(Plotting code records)
******************************

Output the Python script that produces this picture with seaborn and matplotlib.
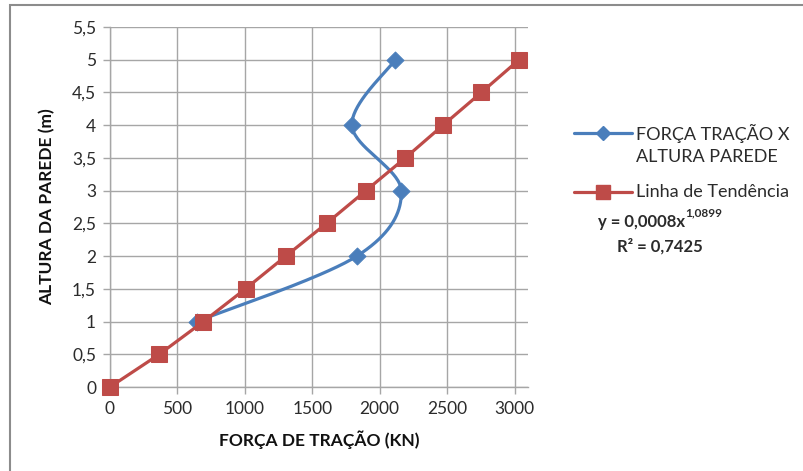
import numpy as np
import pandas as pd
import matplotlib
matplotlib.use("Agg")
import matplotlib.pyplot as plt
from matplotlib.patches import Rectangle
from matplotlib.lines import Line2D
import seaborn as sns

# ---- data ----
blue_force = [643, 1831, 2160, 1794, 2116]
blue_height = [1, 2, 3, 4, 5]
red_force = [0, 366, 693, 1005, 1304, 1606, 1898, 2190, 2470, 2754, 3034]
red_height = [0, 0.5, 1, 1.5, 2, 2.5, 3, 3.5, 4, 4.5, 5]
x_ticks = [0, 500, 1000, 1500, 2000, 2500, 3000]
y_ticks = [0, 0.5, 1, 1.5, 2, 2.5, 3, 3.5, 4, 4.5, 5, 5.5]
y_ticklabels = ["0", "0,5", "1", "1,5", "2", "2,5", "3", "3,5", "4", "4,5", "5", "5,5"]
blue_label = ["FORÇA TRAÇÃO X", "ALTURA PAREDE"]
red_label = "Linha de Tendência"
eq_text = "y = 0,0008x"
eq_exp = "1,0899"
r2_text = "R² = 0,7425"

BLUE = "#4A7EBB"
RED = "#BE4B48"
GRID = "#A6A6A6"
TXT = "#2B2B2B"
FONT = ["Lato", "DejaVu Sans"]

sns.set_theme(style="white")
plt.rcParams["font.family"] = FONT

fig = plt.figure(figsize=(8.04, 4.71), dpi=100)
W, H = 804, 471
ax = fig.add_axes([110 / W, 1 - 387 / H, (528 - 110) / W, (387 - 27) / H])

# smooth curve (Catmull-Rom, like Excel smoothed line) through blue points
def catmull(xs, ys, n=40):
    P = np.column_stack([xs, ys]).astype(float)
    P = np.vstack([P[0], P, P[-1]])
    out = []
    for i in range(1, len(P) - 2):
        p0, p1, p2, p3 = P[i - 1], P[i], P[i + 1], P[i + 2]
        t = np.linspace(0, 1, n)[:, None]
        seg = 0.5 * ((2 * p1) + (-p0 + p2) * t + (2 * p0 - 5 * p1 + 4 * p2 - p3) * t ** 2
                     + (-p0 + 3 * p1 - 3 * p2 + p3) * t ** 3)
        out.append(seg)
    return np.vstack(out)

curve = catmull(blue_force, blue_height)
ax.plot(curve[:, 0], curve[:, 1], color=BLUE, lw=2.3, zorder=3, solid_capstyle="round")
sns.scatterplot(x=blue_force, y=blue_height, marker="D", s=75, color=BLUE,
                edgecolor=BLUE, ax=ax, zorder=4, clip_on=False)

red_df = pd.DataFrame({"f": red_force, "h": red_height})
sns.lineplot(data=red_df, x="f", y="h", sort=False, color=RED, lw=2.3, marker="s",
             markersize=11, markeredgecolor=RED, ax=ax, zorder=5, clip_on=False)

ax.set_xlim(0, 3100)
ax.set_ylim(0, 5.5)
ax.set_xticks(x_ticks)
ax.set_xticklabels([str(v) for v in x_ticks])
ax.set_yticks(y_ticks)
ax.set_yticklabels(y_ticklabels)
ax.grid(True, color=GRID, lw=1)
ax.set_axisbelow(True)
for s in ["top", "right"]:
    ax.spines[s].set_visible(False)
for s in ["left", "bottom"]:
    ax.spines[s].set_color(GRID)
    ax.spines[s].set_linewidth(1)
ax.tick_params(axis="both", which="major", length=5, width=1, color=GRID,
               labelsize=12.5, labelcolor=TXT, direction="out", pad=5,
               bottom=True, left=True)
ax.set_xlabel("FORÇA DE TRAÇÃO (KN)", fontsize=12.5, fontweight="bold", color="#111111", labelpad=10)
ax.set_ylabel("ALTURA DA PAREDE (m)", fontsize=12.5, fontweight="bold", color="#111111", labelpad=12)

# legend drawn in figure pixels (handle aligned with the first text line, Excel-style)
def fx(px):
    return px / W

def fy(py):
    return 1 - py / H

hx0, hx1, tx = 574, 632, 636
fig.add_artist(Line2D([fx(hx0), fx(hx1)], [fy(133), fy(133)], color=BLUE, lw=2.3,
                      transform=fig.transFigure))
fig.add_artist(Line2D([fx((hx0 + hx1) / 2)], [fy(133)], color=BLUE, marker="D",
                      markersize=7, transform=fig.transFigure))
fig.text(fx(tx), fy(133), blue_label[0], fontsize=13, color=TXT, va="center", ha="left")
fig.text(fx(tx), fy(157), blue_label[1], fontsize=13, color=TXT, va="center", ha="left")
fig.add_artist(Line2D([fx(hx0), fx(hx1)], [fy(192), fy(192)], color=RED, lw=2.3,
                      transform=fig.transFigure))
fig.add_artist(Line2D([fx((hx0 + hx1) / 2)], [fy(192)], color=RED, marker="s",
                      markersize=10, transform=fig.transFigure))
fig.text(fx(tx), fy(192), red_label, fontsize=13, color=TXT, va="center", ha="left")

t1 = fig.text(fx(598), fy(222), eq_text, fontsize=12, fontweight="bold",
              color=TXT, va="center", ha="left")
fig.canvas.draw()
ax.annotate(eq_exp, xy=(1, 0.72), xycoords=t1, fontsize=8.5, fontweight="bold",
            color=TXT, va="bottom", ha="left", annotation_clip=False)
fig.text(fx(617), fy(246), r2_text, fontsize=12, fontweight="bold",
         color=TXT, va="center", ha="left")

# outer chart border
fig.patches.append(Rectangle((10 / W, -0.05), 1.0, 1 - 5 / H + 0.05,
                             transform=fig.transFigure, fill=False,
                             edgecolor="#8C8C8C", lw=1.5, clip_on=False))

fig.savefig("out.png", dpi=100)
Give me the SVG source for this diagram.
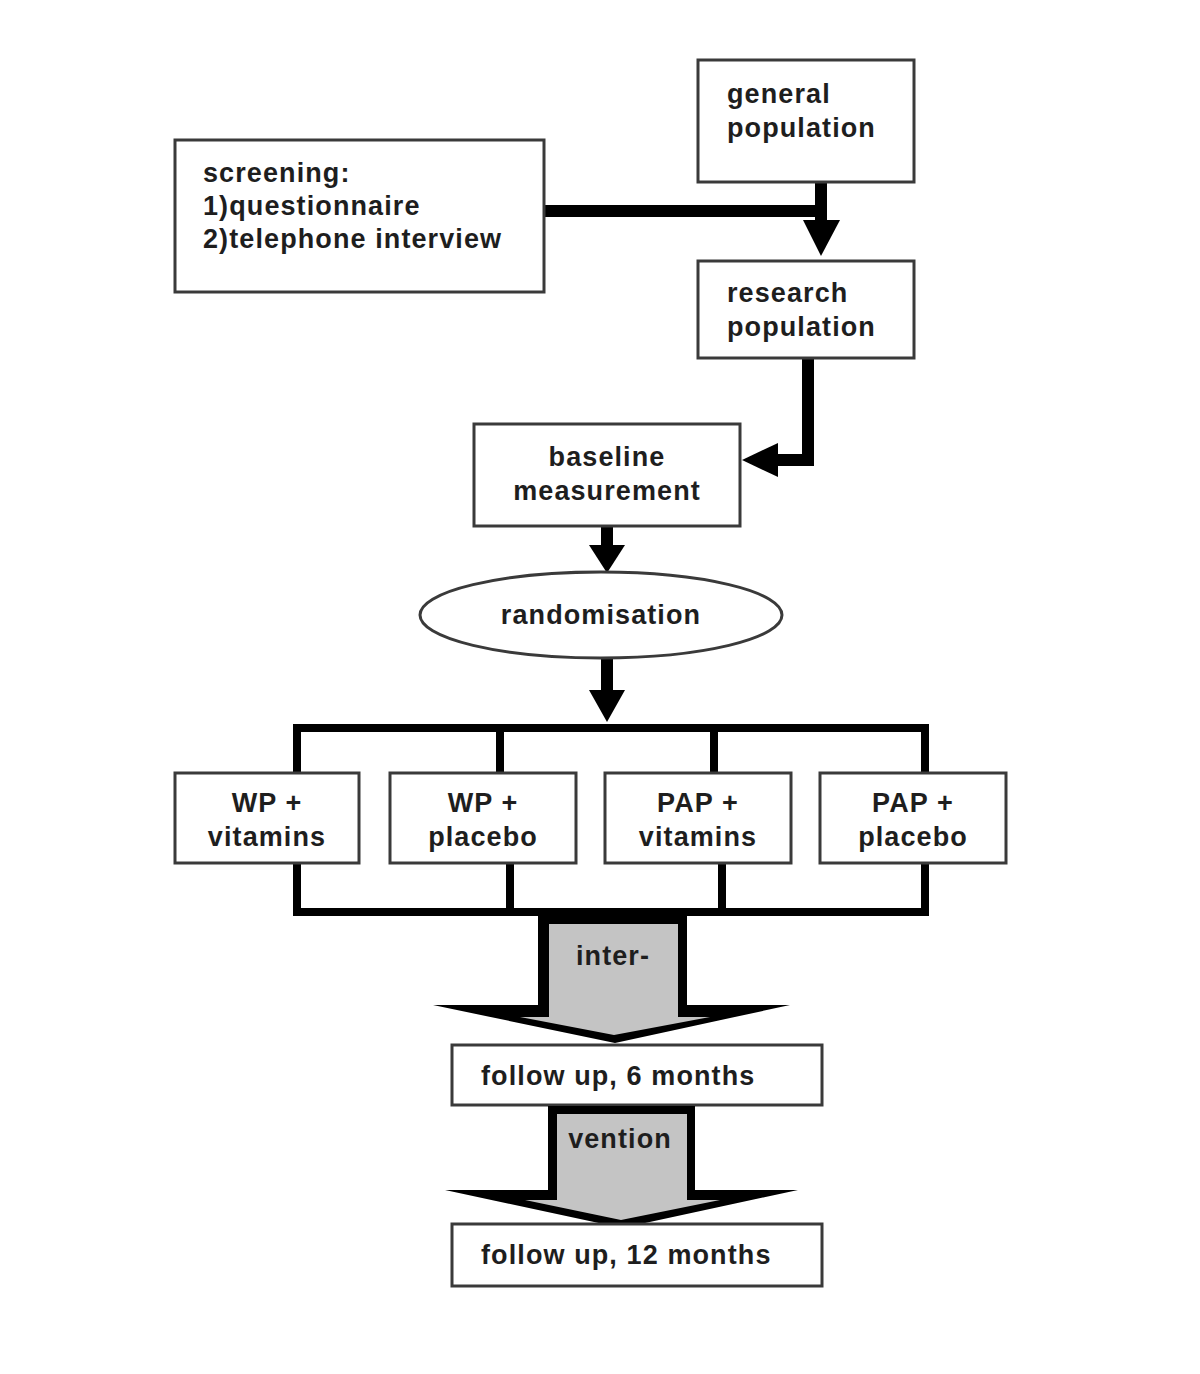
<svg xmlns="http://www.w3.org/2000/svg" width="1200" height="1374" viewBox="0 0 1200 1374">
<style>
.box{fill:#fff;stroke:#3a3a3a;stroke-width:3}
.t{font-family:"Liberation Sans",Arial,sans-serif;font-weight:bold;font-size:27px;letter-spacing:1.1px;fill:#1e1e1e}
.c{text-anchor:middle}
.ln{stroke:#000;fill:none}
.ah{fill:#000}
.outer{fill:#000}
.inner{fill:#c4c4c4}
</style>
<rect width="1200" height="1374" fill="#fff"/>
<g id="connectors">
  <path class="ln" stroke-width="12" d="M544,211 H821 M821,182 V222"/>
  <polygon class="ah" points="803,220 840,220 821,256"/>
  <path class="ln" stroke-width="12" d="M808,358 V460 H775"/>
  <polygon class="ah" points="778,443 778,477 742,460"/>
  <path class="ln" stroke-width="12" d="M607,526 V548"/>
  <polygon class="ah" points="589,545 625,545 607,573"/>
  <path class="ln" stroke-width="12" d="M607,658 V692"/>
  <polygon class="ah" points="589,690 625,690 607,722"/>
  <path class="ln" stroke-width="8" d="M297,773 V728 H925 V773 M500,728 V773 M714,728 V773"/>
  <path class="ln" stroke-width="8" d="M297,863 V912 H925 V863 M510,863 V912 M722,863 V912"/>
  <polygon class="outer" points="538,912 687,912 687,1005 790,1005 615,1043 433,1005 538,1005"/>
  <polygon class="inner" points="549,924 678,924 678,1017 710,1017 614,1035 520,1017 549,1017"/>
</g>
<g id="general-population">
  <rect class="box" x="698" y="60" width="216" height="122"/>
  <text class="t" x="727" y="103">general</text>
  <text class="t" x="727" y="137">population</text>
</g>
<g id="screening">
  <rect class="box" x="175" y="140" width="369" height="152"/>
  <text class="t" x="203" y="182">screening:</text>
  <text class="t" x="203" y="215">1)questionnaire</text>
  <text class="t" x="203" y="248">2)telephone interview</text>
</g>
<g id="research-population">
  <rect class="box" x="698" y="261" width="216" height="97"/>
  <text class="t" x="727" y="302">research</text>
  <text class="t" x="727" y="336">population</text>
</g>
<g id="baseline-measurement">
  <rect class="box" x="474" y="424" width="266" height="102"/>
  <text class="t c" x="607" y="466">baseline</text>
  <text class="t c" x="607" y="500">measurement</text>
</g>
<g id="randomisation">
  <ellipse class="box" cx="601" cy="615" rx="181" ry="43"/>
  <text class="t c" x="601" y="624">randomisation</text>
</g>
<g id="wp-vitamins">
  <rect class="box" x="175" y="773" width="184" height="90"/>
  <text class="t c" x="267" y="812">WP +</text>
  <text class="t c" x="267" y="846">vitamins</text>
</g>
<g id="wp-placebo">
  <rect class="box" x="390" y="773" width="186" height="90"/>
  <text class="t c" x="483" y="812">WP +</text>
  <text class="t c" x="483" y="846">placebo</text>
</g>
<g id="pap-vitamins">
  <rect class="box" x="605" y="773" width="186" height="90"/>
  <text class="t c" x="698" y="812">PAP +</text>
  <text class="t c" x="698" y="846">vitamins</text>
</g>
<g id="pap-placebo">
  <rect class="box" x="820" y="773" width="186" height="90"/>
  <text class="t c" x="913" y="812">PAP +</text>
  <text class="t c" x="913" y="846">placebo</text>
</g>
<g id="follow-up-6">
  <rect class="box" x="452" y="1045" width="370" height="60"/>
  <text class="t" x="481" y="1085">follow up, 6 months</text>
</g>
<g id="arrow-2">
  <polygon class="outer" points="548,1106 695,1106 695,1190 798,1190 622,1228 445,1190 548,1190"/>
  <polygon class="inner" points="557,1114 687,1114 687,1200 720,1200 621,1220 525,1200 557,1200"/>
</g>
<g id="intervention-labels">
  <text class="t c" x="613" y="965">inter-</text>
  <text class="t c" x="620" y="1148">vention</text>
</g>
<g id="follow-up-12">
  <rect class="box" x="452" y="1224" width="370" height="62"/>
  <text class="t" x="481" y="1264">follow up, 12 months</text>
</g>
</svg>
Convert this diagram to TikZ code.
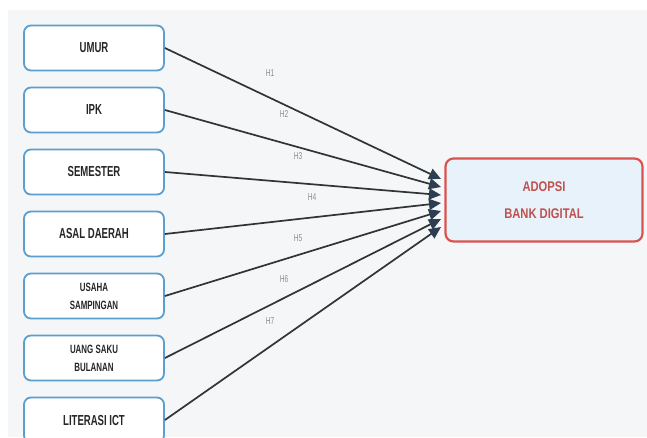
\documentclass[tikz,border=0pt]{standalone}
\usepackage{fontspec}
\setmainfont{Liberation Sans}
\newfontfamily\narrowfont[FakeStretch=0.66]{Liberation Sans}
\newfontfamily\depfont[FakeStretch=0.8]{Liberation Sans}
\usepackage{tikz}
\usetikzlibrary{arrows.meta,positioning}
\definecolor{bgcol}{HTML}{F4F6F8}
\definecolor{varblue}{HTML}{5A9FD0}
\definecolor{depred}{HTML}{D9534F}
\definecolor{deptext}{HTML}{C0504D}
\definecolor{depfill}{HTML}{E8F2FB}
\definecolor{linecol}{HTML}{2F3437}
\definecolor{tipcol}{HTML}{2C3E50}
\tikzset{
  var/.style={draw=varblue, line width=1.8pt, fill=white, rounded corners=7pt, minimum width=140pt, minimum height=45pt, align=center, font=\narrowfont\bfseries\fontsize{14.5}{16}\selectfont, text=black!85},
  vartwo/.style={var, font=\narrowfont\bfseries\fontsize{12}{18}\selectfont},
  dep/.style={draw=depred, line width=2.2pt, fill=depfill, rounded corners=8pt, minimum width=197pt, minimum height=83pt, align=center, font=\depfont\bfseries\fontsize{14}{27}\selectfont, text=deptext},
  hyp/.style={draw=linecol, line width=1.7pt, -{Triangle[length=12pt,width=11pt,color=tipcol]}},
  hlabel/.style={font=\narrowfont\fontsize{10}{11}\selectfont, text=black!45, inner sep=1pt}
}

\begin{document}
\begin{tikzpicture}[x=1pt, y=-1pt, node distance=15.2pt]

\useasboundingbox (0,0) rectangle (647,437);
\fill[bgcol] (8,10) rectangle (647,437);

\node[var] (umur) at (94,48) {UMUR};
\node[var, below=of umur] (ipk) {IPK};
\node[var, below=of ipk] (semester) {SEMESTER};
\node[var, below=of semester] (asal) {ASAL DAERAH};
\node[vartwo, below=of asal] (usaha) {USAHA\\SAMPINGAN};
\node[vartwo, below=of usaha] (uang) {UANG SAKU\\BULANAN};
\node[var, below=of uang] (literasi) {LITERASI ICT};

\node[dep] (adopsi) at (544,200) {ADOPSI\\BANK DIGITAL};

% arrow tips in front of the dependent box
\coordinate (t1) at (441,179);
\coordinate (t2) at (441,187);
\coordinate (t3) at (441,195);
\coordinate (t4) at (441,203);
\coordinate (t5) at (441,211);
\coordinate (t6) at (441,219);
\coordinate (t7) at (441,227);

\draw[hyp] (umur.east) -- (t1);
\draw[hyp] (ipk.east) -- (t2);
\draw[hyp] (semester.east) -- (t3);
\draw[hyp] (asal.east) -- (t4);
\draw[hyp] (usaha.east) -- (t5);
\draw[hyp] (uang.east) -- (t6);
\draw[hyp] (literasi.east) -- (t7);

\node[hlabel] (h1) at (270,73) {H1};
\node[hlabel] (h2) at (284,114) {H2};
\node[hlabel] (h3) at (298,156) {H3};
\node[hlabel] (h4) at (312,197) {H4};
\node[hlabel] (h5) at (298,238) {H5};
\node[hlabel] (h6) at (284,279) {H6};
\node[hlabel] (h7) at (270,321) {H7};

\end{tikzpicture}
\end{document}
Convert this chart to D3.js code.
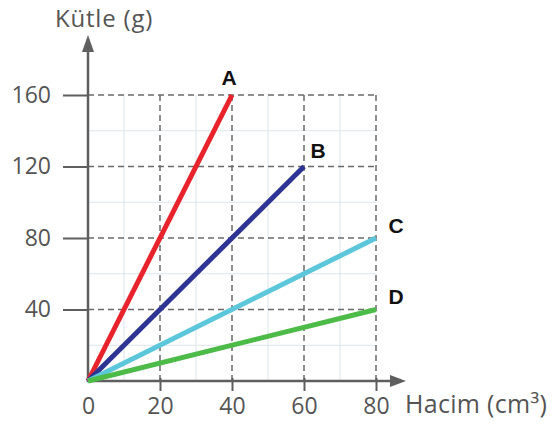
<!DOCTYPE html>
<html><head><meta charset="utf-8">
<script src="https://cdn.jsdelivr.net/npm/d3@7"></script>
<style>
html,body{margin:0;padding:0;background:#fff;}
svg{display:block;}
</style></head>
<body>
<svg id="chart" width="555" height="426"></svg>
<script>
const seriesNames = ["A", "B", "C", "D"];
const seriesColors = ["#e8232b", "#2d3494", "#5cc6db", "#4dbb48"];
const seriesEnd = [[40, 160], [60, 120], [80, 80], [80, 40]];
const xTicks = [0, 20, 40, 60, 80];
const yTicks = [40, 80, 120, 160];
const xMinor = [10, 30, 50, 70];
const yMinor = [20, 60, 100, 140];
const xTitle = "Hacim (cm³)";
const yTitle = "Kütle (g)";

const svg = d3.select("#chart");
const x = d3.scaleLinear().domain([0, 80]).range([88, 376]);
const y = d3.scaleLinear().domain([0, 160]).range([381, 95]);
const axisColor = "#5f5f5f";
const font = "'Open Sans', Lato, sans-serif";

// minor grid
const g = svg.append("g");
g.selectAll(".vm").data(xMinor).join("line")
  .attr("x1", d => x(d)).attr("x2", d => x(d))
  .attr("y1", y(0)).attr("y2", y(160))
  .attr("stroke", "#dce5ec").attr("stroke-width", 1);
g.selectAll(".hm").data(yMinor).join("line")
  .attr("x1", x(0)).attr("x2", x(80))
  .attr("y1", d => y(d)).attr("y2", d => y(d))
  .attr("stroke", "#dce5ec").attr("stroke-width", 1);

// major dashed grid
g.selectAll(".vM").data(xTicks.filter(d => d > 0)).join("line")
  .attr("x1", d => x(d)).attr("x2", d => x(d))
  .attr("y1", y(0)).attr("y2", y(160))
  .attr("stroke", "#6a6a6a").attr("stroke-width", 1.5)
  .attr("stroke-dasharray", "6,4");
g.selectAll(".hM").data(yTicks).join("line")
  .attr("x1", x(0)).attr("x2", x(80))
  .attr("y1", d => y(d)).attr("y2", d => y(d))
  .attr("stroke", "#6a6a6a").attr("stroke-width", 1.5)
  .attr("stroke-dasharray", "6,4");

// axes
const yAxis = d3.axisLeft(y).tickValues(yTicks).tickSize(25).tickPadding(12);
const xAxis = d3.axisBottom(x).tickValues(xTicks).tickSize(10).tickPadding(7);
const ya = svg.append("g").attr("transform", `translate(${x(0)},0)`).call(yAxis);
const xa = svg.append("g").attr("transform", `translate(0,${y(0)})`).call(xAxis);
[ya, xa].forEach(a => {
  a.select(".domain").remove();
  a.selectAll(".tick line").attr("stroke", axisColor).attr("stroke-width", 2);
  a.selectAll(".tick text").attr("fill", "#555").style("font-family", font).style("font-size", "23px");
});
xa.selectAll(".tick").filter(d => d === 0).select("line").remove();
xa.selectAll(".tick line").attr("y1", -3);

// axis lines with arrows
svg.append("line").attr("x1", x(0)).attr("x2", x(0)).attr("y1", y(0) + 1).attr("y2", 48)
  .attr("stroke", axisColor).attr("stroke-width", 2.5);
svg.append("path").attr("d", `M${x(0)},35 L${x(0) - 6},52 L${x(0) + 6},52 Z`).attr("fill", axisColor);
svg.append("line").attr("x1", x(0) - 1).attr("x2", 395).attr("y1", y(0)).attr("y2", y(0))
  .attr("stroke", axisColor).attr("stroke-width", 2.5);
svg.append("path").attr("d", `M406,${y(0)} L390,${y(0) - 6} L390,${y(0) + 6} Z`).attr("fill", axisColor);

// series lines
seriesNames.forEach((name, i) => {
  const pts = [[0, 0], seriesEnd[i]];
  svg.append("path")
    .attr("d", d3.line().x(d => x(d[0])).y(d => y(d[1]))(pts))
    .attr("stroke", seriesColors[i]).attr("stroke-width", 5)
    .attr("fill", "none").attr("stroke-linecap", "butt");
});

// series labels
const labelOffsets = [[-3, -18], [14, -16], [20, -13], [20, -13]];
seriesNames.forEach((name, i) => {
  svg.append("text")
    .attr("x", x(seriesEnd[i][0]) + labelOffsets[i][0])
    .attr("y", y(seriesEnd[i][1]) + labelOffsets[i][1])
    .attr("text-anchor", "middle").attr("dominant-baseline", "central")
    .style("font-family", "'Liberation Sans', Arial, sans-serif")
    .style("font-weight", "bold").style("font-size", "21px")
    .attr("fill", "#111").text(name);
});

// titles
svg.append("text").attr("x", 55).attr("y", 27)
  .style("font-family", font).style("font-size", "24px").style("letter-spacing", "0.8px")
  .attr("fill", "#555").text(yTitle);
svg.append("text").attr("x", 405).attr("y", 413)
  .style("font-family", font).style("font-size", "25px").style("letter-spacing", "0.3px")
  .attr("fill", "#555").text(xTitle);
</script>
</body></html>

******************************

(The problem): Repeat the listing above from its first line through the line that contains "return np.vstack(out)", both included, and nothing more. Drop the pictures.

(Result of this task):
Output the Python script that produces this picture with seaborn and matplotlib.
import numpy as np
import pandas as pd
import matplotlib
matplotlib.use("Agg")
import matplotlib.pyplot as plt
from matplotlib.patches import Rectangle
from matplotlib.lines import Line2D
import seaborn as sns

# ---- data ----
blue_force = [643, 1831, 2160, 1794, 2116]
blue_height = [1, 2, 3, 4, 5]
red_force = [0, 366, 693, 1005, 1304, 1606, 1898, 2190, 2470, 2754, 3034]
red_height = [0, 0.5, 1, 1.5, 2, 2.5, 3, 3.5, 4, 4.5, 5]
x_ticks = [0, 500, 1000, 1500, 2000, 2500, 3000]
y_ticks = [0, 0.5, 1, 1.5, 2, 2.5, 3, 3.5, 4, 4.5, 5, 5.5]
y_ticklabels = ["0", "0,5", "1", "1,5", "2", "2,5", "3", "3,5", "4", "4,5", "5", "5,5"]
blue_label = ["FORÇA TRAÇÃO X", "ALTURA PAREDE"]
red_label = "Linha de Tendência"
eq_text = "y = 0,0008x"
eq_exp = "1,0899"
r2_text = "R² = 0,7425"

BLUE = "#4A7EBB"
RED = "#BE4B48"
GRID = "#A6A6A6"
TXT = "#2B2B2B"
FONT = ["Lato", "DejaVu Sans"]

sns.set_theme(style="white")
plt.rcParams["font.family"] = FONT

fig = plt.figure(figsize=(8.04, 4.71), dpi=100)
W, H = 804, 471
ax = fig.add_axes([110 / W, 1 - 387 / H, (528 - 110) / W, (387 - 27) / H])

# smooth curve (Catmull-Rom, like Excel smoothed line) through blue points
def catmull(xs, ys, n=40):
    P = np.column_stack([xs, ys]).astype(float)
    P = np.vstack([P[0], P, P[-1]])
    out = []
    for i in range(1, len(P) - 2):
        p0, p1, p2, p3 = P[i - 1], P[i], P[i + 1], P[i + 2]
        t = np.linspace(0, 1, n)[:, None]
        seg = 0.5 * ((2 * p1) + (-p0 + p2) * t + (2 * p0 - 5 * p1 + 4 * p2 - p3) * t ** 2
                     + (-p0 + 3 * p1 - 3 * p2 + p3) * t ** 3)
        out.append(seg)
    return np.vstack(out)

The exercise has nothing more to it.